We welcome reports in the following categories:
- Security-relevant errors in the specification itself — e.g., protocol flows that enable replay attacks, authentication patterns that weaken trust, economic incentive structures that reward malicious agents
- Trust, safety, and privacy concerns in the normative text — e.g., patterns that could leak Principal information to unintended parties
- Threat models we may have missed — scenarios where a compliant A2A Commerce implementation could be exploited by a sophisticated attacker
The following should not be reported via this channel:
- Bugs in implementations (those belong to the implementation project)
- Vulnerabilities in AgentShow's own platform (report to agentshow.shop)
- Vulnerabilities in third-party agent frameworks (Google A2A, MCP, etc.) — report to those upstream projects
- General questions about security → use GitHub Discussions
If you believe you have found a security-relevant flaw in the A2A Commerce Specification, please report it privately before opening a public issue.
Contact: security@agentshow.shop
Please include:
- A clear description of the issue and why it is security-relevant
- The specific section(s) of the specification affected
- A proposed mitigation or fix, if you have one
- Your name and affiliation (optional, for acknowledgment)
What to expect:
- We aim to respond within 5 business days
- We will work with you to understand and validate the report
- If the issue is confirmed, we will plan a correction and coordinate disclosure
- If the issue is out of scope, we will explain why and suggest where to report it instead
For confirmed security-relevant issues in the specification:
- Day 0: Report received, acknowledgment sent
- Day 0–14: Triage, investigation, validation
- Day 14–30: Fix developed, reviewed, and prepared for publication
- Day 30: Fix published in a new spec version (e.g., v1.0.1) with attribution
This timeline is a goal, not a guarantee. Severe issues may be handled faster; complex issues may require more time.
We gratefully acknowledge security researchers who report issues in good faith.
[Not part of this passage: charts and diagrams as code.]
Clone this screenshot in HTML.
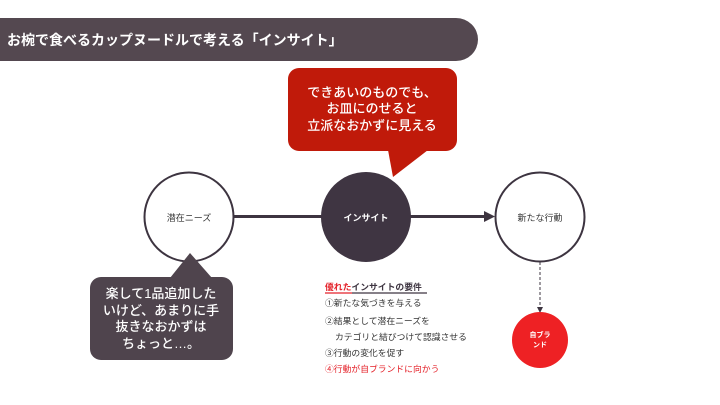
<!DOCTYPE html>
<html><head><meta charset="utf-8"><style>
html,body{margin:0;padding:0;background:#fff;}
svg{display:block;}
text{font-family:"Liberation Sans","Noto Sans CJK JP",sans-serif;}
</style></head><body>
<svg width="720" height="405" viewBox="0 0 720 405" xmlns="http://www.w3.org/2000/svg">
<path d="M0 18 H456 A22 21.5 0 0 1 456 61 H0 Z" fill="#544850"/>
<text x="7" y="45" font-size="14" font-weight="bold" fill="#fff">お椀で食べるカップヌードルで考える「インサイト」</text>

<line x1="234" y1="216.5" x2="486" y2="216.5" stroke="#3d3440" stroke-width="3"/>
<polygon points="484,211 495,216.5 484,222" fill="#3d3440"/>

<circle cx="189" cy="217" r="44.5" fill="#fff" stroke="#3d3440" stroke-width="2"/>
<text x="189" y="221" font-size="9" fill="#333" text-anchor="middle">潜在ニーズ</text>
<circle cx="366" cy="217" r="45" fill="#3f3542"/>
<text x="366" y="221" font-size="9" fill="#fff" text-anchor="middle" font-weight="bold">インサイト</text>
<circle cx="540" cy="217" r="44.5" fill="#fff" stroke="#3d3440" stroke-width="2"/>
<text x="540" y="221" font-size="9" fill="#333" text-anchor="middle">新たな行動</text>

<line x1="540" y1="262" x2="540" y2="307" stroke="#3d3440" stroke-width="1" stroke-dasharray="3,2"/>
<polygon points="537,307 540,313 543,307" fill="#3d3440"/>
<circle cx="540" cy="340" r="28" fill="#ee2124"/>
<text x="540" y="337" font-size="7" fill="#fff" text-anchor="middle" font-weight="bold">自ブラ</text>
<text x="540" y="347" font-size="7" fill="#fff" text-anchor="middle" font-weight="bold">ンド</text>

<rect x="288" y="68" width="169" height="83" rx="11" fill="#c01a0a"/>
<polygon points="388,150 393,177 428,150" fill="#c01a0a"/>
<g font-weight="500">
<text x="372" y="97" font-size="13" fill="#fff" text-anchor="middle">できあいのものでも、</text>
<text x="372" y="113" font-size="13" fill="#fff" text-anchor="middle">お皿にのせると</text>
<text x="372" y="130" font-size="13" fill="#fff" text-anchor="middle">立派なおかずに見える</text>
</g>

<polygon points="170,278 190,253 212,278" fill="#4f444d"/>
<rect x="90" y="277" width="143" height="83" rx="11" fill="#4f444d"/>
<g font-weight="500">
<text x="161" y="298" font-size="13" fill="#fff" text-anchor="middle">楽して1品追加した</text>
<text x="161" y="315" font-size="13" fill="#fff" text-anchor="middle">いけど、あまりに手</text>
<text x="161" y="331" font-size="13" fill="#fff" text-anchor="middle">抜きなおかずは</text>
<text x="161" y="348" font-size="13" fill="#fff" text-anchor="middle">ちょっと…。</text>
</g>

<text x="325" y="290" font-size="8.8" font-weight="bold"><tspan fill="#e4222a">優れた</tspan><tspan fill="#3d3440">インサイトの要件</tspan></text>
<line x1="325" y1="293" x2="352" y2="293" stroke="#e4222a" stroke-width="1.2"/>
<line x1="352" y1="293" x2="427" y2="293" stroke="#3d3440" stroke-width="1.2"/>
<text x="325" y="306" font-size="8.8" fill="#333">①新たな気づきを与える</text>
<text x="325" y="324" font-size="8.8" fill="#333">②結果として潜在ニーズを</text>
<text x="335" y="340" font-size="8.8" fill="#333">カテゴリと結びつけて認識させる</text>
<text x="325" y="356" font-size="8.8" fill="#333">③行動の変化を促す</text>
<text x="325" y="372" font-size="8.8" fill="#e4222a">④行動が自ブランドに向かう</text>
</svg>
</body></html>
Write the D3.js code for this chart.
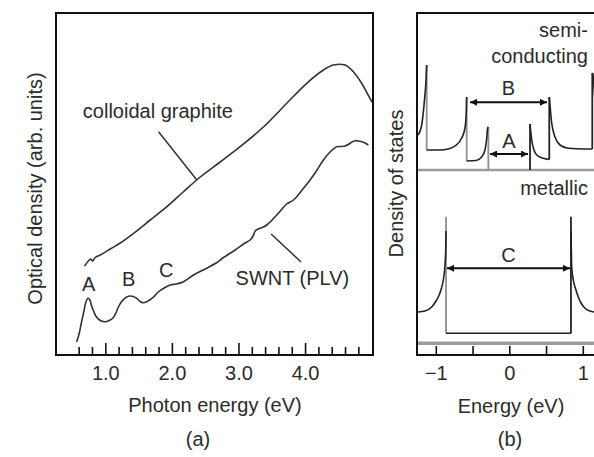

Reporters will be credited in the spec CHANGELOG (unless they prefer to remain anonymous).
We consider security research conducted according to this policy to be:
- Authorized in view of any applicable anti-circumvention laws
- Exempt from restrictions in our terms of service that would interfere with good-faith security research
- Lawful, helpful to the overall security of the open internet, and conducted in good faith
We will not pursue legal action against researchers who report in good faith and within the scope described here.
If you are unsure whether something qualifies as a security issue, err on the side of caution and send an email. We would rather receive a non-issue than miss a real one.